Where is the balance?

I have a girlfriend who tells me I do not hear her out. She tells me I am not fair and she wants equality in our relationship. We have continued to build on this mental tug of war of sorts for some time now. While it continues to be a high priority and consumer of our time on a weekly basis. On one hand, I ask myself am I that destructive? Am I that overwhelming of a person that I am suppressing her ideas and making her feel that what she says does not matter. On the other hand, I ask myself is she over sensitive and emotionally imbalanced? How do I make sense of all of this? Where is the line drawn in the sand that neither of us will cross to make the other feel like they are continually making a mistake or being pron to more error.

I grew up in a single parent home where my mother told me what was to be done and I did it.
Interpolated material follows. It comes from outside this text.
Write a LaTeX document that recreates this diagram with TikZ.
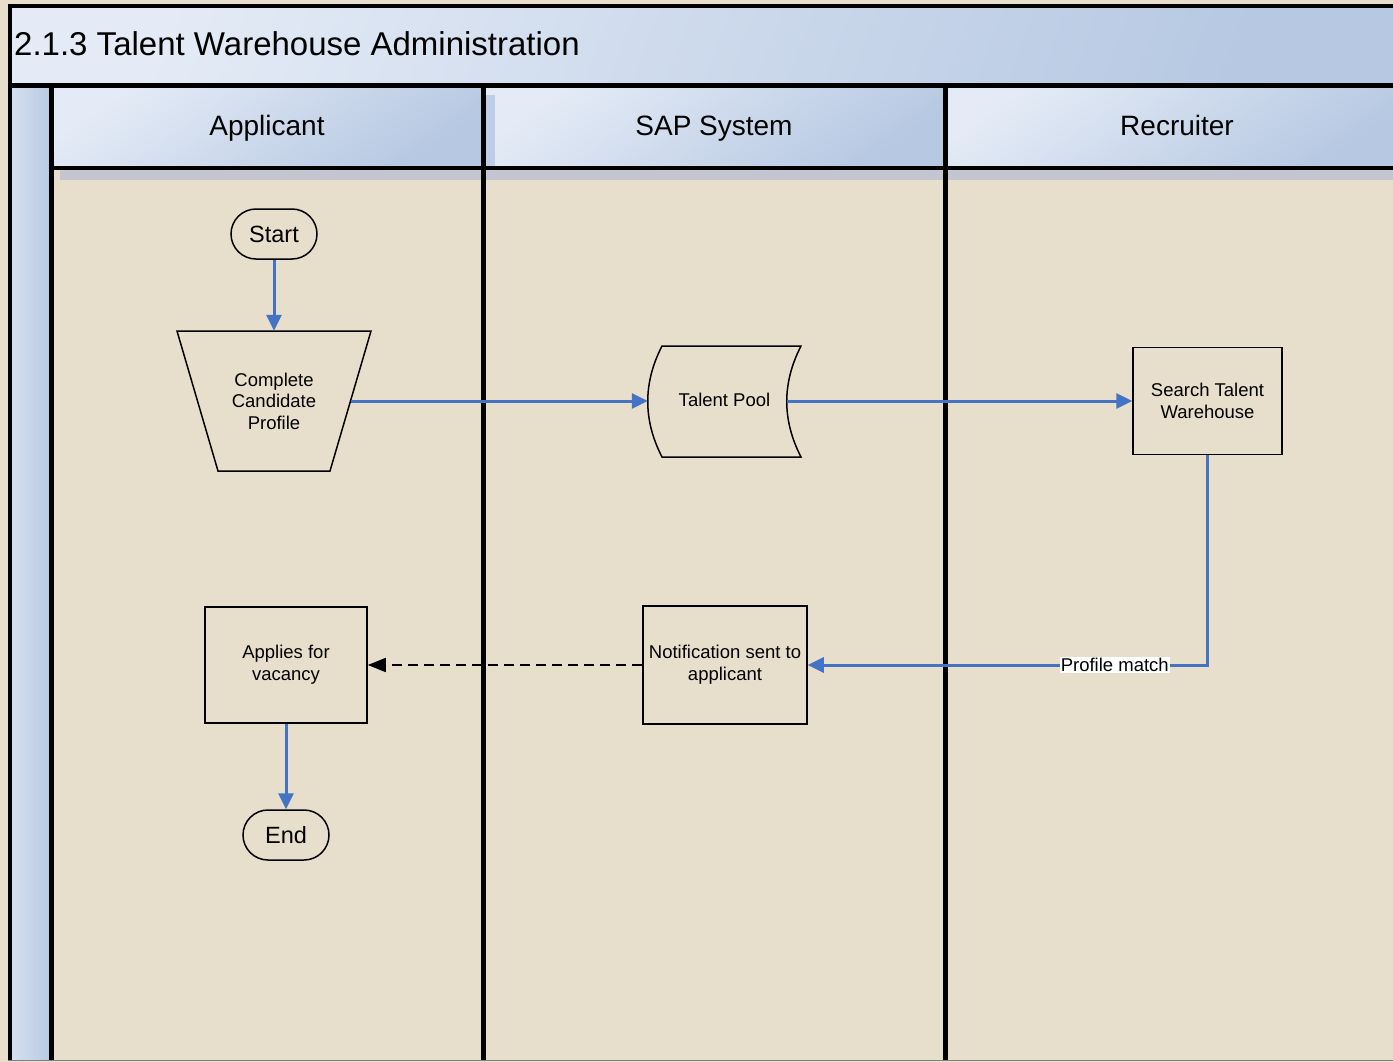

I had very little say so in the decision making process of my early life. I was brought up on the idea that things are black and white, and the gray area is a place where you do not want to be. Then there is my girlfriend, she grew up liberal and in a place where there was more freedom and more posturing for the child. Moreover, I have always been taught conservative means of living and traditional boundaries in male female relations.

Now at the turn of the year 2010 with 2011 a few months away, I find myself challenged by this relationship to find equal bearings and ground to stand on that will make the both of us comfortable. You see because my girlfriend looks to me to be the leader of our dealings, but she also wants balance to have an input into those same dealings. I love her, so I am left to search within while revealing an external side that is equal and suitable for two. Where is the balance?